### Data section
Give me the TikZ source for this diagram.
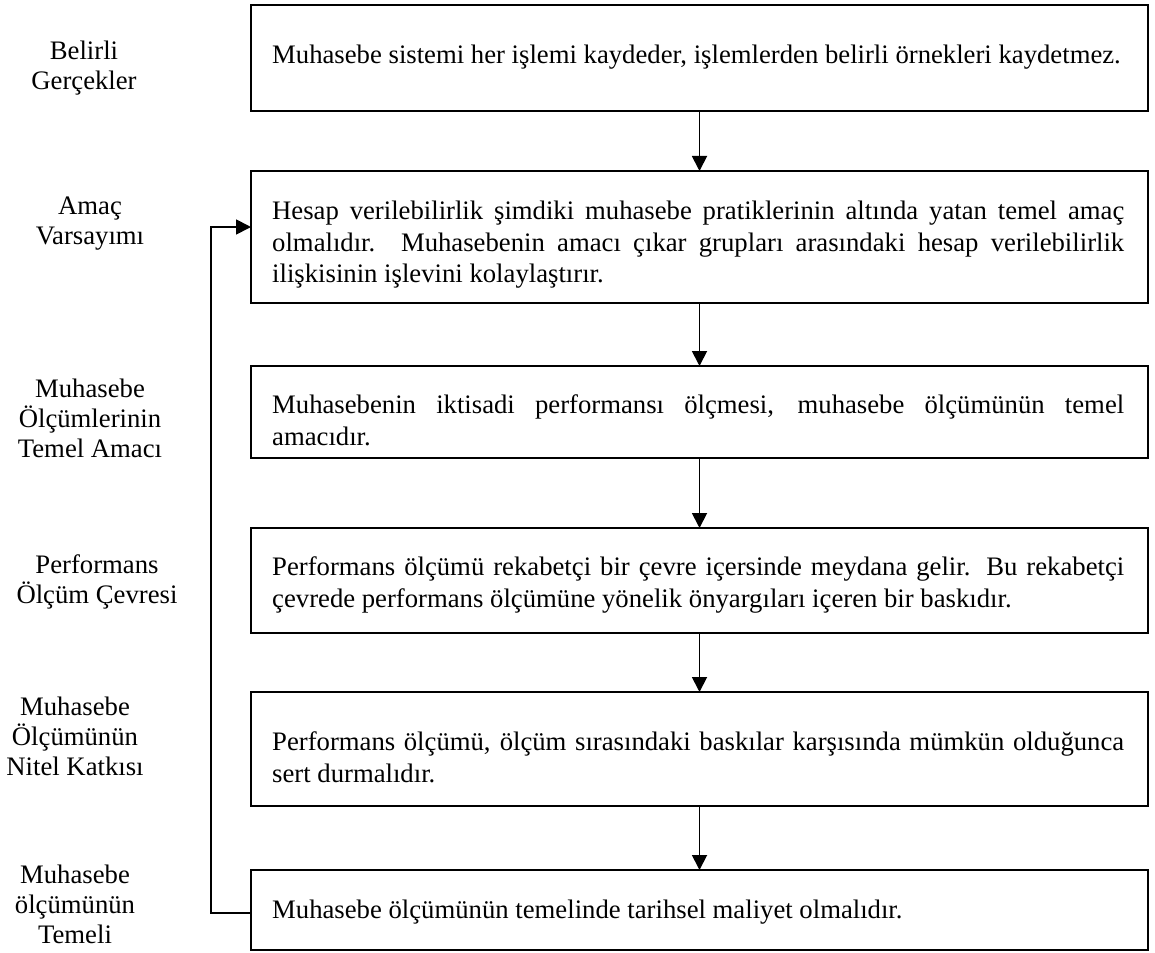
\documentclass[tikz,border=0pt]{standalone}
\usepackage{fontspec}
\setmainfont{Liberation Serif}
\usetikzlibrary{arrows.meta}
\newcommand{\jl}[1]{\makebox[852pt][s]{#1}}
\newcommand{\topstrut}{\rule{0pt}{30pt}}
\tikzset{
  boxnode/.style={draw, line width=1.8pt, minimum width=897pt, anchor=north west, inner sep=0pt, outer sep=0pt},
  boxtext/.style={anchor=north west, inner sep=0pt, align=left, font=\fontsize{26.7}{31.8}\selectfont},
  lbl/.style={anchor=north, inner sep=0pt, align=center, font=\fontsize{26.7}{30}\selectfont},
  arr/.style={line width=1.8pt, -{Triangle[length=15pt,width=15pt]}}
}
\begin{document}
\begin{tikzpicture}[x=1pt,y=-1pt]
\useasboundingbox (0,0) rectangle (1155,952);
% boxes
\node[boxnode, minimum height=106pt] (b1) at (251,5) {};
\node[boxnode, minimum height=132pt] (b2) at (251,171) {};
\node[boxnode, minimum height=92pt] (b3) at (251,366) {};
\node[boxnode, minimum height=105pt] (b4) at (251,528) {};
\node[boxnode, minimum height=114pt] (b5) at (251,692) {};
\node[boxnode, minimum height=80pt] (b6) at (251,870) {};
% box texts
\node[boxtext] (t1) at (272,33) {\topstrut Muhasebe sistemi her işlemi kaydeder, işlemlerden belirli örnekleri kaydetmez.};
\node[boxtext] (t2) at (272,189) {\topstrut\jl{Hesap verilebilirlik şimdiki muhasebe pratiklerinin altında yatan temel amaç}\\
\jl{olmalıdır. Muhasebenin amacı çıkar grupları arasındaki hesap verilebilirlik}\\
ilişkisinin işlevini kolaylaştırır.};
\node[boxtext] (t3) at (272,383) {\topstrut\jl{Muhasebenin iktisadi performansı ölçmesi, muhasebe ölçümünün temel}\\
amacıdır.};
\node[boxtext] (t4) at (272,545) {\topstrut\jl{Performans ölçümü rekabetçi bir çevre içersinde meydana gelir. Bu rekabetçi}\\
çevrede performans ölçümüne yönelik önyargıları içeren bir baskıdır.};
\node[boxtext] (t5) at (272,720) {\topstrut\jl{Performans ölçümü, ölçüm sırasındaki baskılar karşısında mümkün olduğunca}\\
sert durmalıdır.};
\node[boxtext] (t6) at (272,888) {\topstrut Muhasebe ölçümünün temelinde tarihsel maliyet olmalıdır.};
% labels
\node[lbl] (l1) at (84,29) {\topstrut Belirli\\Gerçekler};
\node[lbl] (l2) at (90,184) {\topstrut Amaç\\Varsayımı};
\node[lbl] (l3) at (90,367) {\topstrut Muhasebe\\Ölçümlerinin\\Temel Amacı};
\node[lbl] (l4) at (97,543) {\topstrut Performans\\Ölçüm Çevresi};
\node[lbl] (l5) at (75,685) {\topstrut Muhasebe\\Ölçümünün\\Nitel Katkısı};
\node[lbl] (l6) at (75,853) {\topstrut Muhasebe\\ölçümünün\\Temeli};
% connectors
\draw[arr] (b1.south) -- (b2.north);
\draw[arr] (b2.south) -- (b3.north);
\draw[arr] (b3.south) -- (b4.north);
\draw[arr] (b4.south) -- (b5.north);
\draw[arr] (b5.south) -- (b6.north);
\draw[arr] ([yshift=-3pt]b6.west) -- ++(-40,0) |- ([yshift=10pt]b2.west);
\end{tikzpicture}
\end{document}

### Task requirements
Your task is to repeat the data above exactly while excluding the pictures.

### Response below
Give me the TikZ source for this diagram.
\documentclass[tikz,border=0pt]{standalone}
\usepackage{fontspec}
\setmainfont{Liberation Serif}
\usetikzlibrary{arrows.meta}
\newcommand{\jl}[1]{\makebox[852pt][s]{#1}}
\newcommand{\topstrut}{\rule{0pt}{30pt}}
\tikzset{
  boxnode/.style={draw, line width=1.8pt, minimum width=897pt, anchor=north west, inner sep=0pt, outer sep=0pt},
  boxtext/.style={anchor=north west, inner sep=0pt, align=left, font=\fontsize{26.7}{31.8}\selectfont},
  lbl/.style={anchor=north, inner sep=0pt, align=center, font=\fontsize{26.7}{30}\selectfont},
  arr/.style={line width=1.8pt, -{Triangle[length=15pt,width=15pt]}}
}
\begin{document}
\begin{tikzpicture}[x=1pt,y=-1pt]
\useasboundingbox (0,0) rectangle (1155,952);
% boxes
\node[boxnode, minimum height=106pt] (b1) at (251,5) {};
\node[boxnode, minimum height=132pt] (b2) at (251,171) {};
\node[boxnode, minimum height=92pt] (b3) at (251,366) {};
\node[boxnode, minimum height=105pt] (b4) at (251,528) {};
\node[boxnode, minimum height=114pt] (b5) at (251,692) {};
\node[boxnode, minimum height=80pt] (b6) at (251,870) {};
% box texts
\node[boxtext] (t1) at (272,33) {\topstrut Muhasebe sistemi her işlemi kaydeder, işlemlerden belirli örnekleri kaydetmez.};
\node[boxtext] (t2) at (272,189) {\topstrut\jl{Hesap verilebilirlik şimdiki muhasebe pratiklerinin altında yatan temel amaç}\\
\jl{olmalıdır. Muhasebenin amacı çıkar grupları arasındaki hesap verilebilirlik}\\
ilişkisinin işlevini kolaylaştırır.};
\node[boxtext] (t3) at (272,383) {\topstrut\jl{Muhasebenin iktisadi performansı ölçmesi, muhasebe ölçümünün temel}\\
amacıdır.};
\node[boxtext] (t4) at (272,545) {\topstrut\jl{Performans ölçümü rekabetçi bir çevre içersinde meydana gelir. Bu rekabetçi}\\
çevrede performans ölçümüne yönelik önyargıları içeren bir baskıdır.};
\node[boxtext] (t5) at (272,720) {\topstrut\jl{Performans ölçümü, ölçüm sırasındaki baskılar karşısında mümkün olduğunca}\\
sert durmalıdır.};
\node[boxtext] (t6) at (272,888) {\topstrut Muhasebe ölçümünün temelinde tarihsel maliyet olmalıdır.};
% labels
\node[lbl] (l1) at (84,29) {\topstrut Belirli\\Gerçekler};
\node[lbl] (l2) at (90,184) {\topstrut Amaç\\Varsayımı};
\node[lbl] (l3) at (90,367) {\topstrut Muhasebe\\Ölçümlerinin\\Temel Amacı};
\node[lbl] (l4) at (97,543) {\topstrut Performans\\Ölçüm Çevresi};
\node[lbl] (l5) at (75,685) {\topstrut Muhasebe\\Ölçümünün\\Nitel Katkısı};
\node[lbl] (l6) at (75,853) {\topstrut Muhasebe\\ölçümünün\\Temeli};
% connectors
\draw[arr] (b1.south) -- (b2.north);
\draw[arr] (b2.south) -- (b3.north);
\draw[arr] (b3.south) -- (b4.north);
\draw[arr] (b4.south) -- (b5.north);
\draw[arr] (b5.south) -- (b6.north);
\draw[arr] ([yshift=-3pt]b6.west) -- ++(-40,0) |- ([yshift=10pt]b2.west);
\end{tikzpicture}
\end{document}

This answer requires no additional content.